## Provided material

>> START

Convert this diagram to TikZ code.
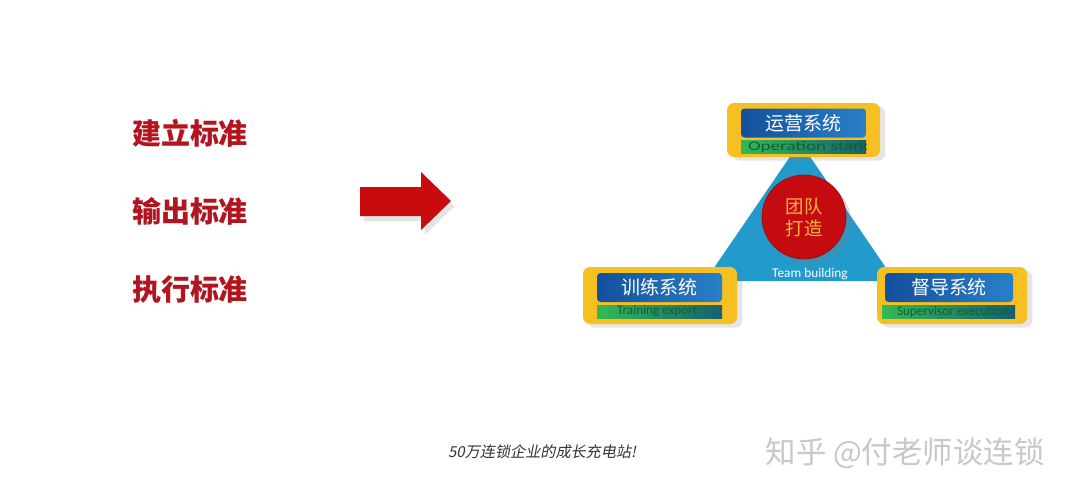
\documentclass[tikz,border=0pt]{standalone}
\usepackage{fontspec}
\setmainfont{Carlito}
\newfontfamily\cjk{Noto Sans CJK SC}
\newfontfamily\cjkslant[FakeSlant=0.2]{Noto Sans CJK SC}
\newfontfamily\widesans[FakeStretch=1.45]{Carlito}
\usetikzlibrary{calc,shadows}

\definecolor{stdred}{RGB}{178,20,32}
\definecolor{arrowred}{RGB}{200,12,14}
\definecolor{trisky}{RGB}{34,154,204}
\definecolor{boxgold}{RGB}{247,192,34}
\definecolor{boxblue}{RGB}{20,80,156}
\definecolor{boxbluel}{RGB}{40,128,200}
\definecolor{stripgreen}{RGB}{52,186,84}
\definecolor{stripteal}{RGB}{22,96,112}
\definecolor{striptext}{RGB}{18,96,50}
\definecolor{circred}{RGB}{196,12,16}
\definecolor{circtext}{RGB}{248,178,72}
\definecolor{marktext}{RGB}{200,200,200}

\newcommand{\pxu}{0.2mm}

\begin{document}
\begin{tikzpicture}[x=0.2mm,y=-0.2mm,
    stdtext/.style={font=\cjk\bfseries\fontsize{16.5}{18}\selectfont,text=stdred},
    goldbox/.style={rectangle,fill=boxgold,rounded corners=4pt,
      drop shadow={opacity=.2,shadow xshift=3pt,shadow yshift=-2pt}},
    bluebox/.style={rectangle,left color=boxblue,right color=boxbluel,rounded corners=2pt,
      minimum height=29*\pxu,text=white,font=\cjk\fontsize{10.8}{12}\selectfont,inner sep=0pt},
    greenstrip/.style={rectangle,left color=stripgreen,right color=stripteal,
      minimum height=13*\pxu,inner sep=0pt},
    striplabel/.style={anchor=west,text=striptext,font=\fontsize{7.5}{8}\selectfont,inner sep=0pt}]
  \useasboundingbox[fill=white] (0,0) rectangle (1080,497);

  % standards on the left
  \node[stdtext] (build) at (190,133) {建立标准};
  \node[stdtext] (output) at (190,211) {输出标准};
  \node[stdtext] (exec) at (190,290) {执行标准};

  % big arrow
  \fill[arrowred,drop shadow={opacity=.2,shadow xshift=2pt,shadow yshift=-3pt}]
    (360,187) -- (421,187) -- (421,172) -- (451,201) -- (421,230) -- (421,216) -- (360,216) -- cycle;

  % triangle and circle
  \coordinate (apex) at (800,142);
  \coordinate (bl) at (705,281);
  \coordinate (br) at (895,281);
  \fill[trisky] (apex) -- (br) -- (bl) -- cycle;
  \node[circle,fill=circred,draw=circred!80!black,minimum size=84*\pxu,inner sep=0pt,
    drop shadow={opacity=.25,shadow xshift=3pt,shadow yshift=-3pt},
    text=circtext,font=\cjk\fontsize{10.5}{12.5}\selectfont,align=center] (team) at (804,217) {团队\\打造};
  \node[text=white,font=\fontsize{7.6}{9}\selectfont] (teamen) at (810,274) {Team building};

  % operation box (top)
  \node[goldbox,minimum width=153*\pxu,minimum height=54*\pxu] (opg) at (803.5,130) {};
  \node[bluebox,minimum width=125*\pxu] (op) at (803.5,123) {运营系统};
  \node[greenstrip,minimum width=125*\pxu] (ops) at (803.5,146.5) {};
  \begin{scope}
    \clip (ops.south west) rectangle (ops.north east);
    \node[striplabel,font=\widesans\fontsize{7.5}{8}\selectfont] (opt)
      at ($(ops.west)+(7,0)$) {Operation standard};
  \end{scope}

  % training box (left)
  \node[goldbox,minimum width=154*\pxu,minimum height=57*\pxu] (trg) at (660,295.5) {};
  \node[bluebox,minimum width=125*\pxu] (tr) at (659.5,287.5) {训练系统};
  \node[greenstrip,minimum width=125*\pxu] (trs) at (659.5,311.5) {};
  \begin{scope}
    \clip (trs.south west) rectangle (trs.north east);
    \node[striplabel] (trt) at ($(trs.west)+(20,0)$) {Training export};
  \end{scope}

  % supervisor box (right)
  \node[goldbox,minimum width=150*\pxu,minimum height=57*\pxu] (sug) at (952,295.5) {};
  \node[bluebox,minimum width=128*\pxu] (su) at (949,287.5) {督导系统};
  \node[greenstrip,minimum width=133*\pxu] (sus) at (948.5,311.5) {};
  \begin{scope}
    \clip (sus.south west) rectangle (sus.north east);
    \node[striplabel] (sut) at ($(sus.west)+(15,0)$) {Supervisor execution};
  \end{scope}

  % footer
  \node[font=\cjkslant\fontsize{8.6}{10}\selectfont,text=black!80] (slogan) at (542,452) {50万连锁企业的成长充电站!};
  \node[font=\cjk\fontsize{17.3}{19}\selectfont,text=marktext] (mark) at (905,453) {知乎 @付老师谈连锁};
\end{tikzpicture}
\end{document}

>> END

## Exercise details
Reproduce the data word for word, excluding its pictures.

## Result of this exercise
Convert this diagram to TikZ code.
\documentclass[tikz,border=0pt]{standalone}
\usepackage{fontspec}
\setmainfont{Carlito}
\newfontfamily\cjk{Noto Sans CJK SC}
\newfontfamily\cjkslant[FakeSlant=0.2]{Noto Sans CJK SC}
\newfontfamily\widesans[FakeStretch=1.45]{Carlito}
\usetikzlibrary{calc,shadows}

\definecolor{stdred}{RGB}{178,20,32}
\definecolor{arrowred}{RGB}{200,12,14}
\definecolor{trisky}{RGB}{34,154,204}
\definecolor{boxgold}{RGB}{247,192,34}
\definecolor{boxblue}{RGB}{20,80,156}
\definecolor{boxbluel}{RGB}{40,128,200}
\definecolor{stripgreen}{RGB}{52,186,84}
\definecolor{stripteal}{RGB}{22,96,112}
\definecolor{striptext}{RGB}{18,96,50}
\definecolor{circred}{RGB}{196,12,16}
\definecolor{circtext}{RGB}{248,178,72}
\definecolor{marktext}{RGB}{200,200,200}

\newcommand{\pxu}{0.2mm}

\begin{document}
\begin{tikzpicture}[x=0.2mm,y=-0.2mm,
    stdtext/.style={font=\cjk\bfseries\fontsize{16.5}{18}\selectfont,text=stdred},
    goldbox/.style={rectangle,fill=boxgold,rounded corners=4pt,
      drop shadow={opacity=.2,shadow xshift=3pt,shadow yshift=-2pt}},
    bluebox/.style={rectangle,left color=boxblue,right color=boxbluel,rounded corners=2pt,
      minimum height=29*\pxu,text=white,font=\cjk\fontsize{10.8}{12}\selectfont,inner sep=0pt},
    greenstrip/.style={rectangle,left color=stripgreen,right color=stripteal,
      minimum height=13*\pxu,inner sep=0pt},
    striplabel/.style={anchor=west,text=striptext,font=\fontsize{7.5}{8}\selectfont,inner sep=0pt}]
  \useasboundingbox[fill=white] (0,0) rectangle (1080,497);

  % standards on the left
  \node[stdtext] (build) at (190,133) {建立标准};
  \node[stdtext] (output) at (190,211) {输出标准};
  \node[stdtext] (exec) at (190,290) {执行标准};

  % big arrow
  \fill[arrowred,drop shadow={opacity=.2,shadow xshift=2pt,shadow yshift=-3pt}]
    (360,187) -- (421,187) -- (421,172) -- (451,201) -- (421,230) -- (421,216) -- (360,216) -- cycle;

  % triangle and circle
  \coordinate (apex) at (800,142);
  \coordinate (bl) at (705,281);
  \coordinate (br) at (895,281);
  \fill[trisky] (apex) -- (br) -- (bl) -- cycle;
  \node[circle,fill=circred,draw=circred!80!black,minimum size=84*\pxu,inner sep=0pt,
    drop shadow={opacity=.25,shadow xshift=3pt,shadow yshift=-3pt},
    text=circtext,font=\cjk\fontsize{10.5}{12.5}\selectfont,align=center] (team) at (804,217) {团队\\打造};
  \node[text=white,font=\fontsize{7.6}{9}\selectfont] (teamen) at (810,274) {Team building};

  % operation box (top)
  \node[goldbox,minimum width=153*\pxu,minimum height=54*\pxu] (opg) at (803.5,130) {};
  \node[bluebox,minimum width=125*\pxu] (op) at (803.5,123) {运营系统};
  \node[greenstrip,minimum width=125*\pxu] (ops) at (803.5,146.5) {};
  \begin{scope}
    \clip (ops.south west) rectangle (ops.north east);
    \node[striplabel,font=\widesans\fontsize{7.5}{8}\selectfont] (opt)
      at ($(ops.west)+(7,0)$) {Operation standard};
  \end{scope}

  % training box (left)
  \node[goldbox,minimum width=154*\pxu,minimum height=57*\pxu] (trg) at (660,295.5) {};
  \node[bluebox,minimum width=125*\pxu] (tr) at (659.5,287.5) {训练系统};
  \node[greenstrip,minimum width=125*\pxu] (trs) at (659.5,311.5) {};
  \begin{scope}
    \clip (trs.south west) rectangle (trs.north east);
    \node[striplabel] (trt) at ($(trs.west)+(20,0)$) {Training export};
  \end{scope}

  % supervisor box (right)
  \node[goldbox,minimum width=150*\pxu,minimum height=57*\pxu] (sug) at (952,295.5) {};
  \node[bluebox,minimum width=128*\pxu] (su) at (949,287.5) {督导系统};
  \node[greenstrip,minimum width=133*\pxu] (sus) at (948.5,311.5) {};
  \begin{scope}
    \clip (sus.south west) rectangle (sus.north east);
    \node[striplabel] (sut) at ($(sus.west)+(15,0)$) {Supervisor execution};
  \end{scope}

  % footer
  \node[font=\cjkslant\fontsize{8.6}{10}\selectfont,text=black!80] (slogan) at (542,452) {50万连锁企业的成长充电站!};
  \node[font=\cjk\fontsize{17.3}{19}\selectfont,text=marktext] (mark) at (905,453) {知乎 @付老师谈连锁};
\end{tikzpicture}
\end{document}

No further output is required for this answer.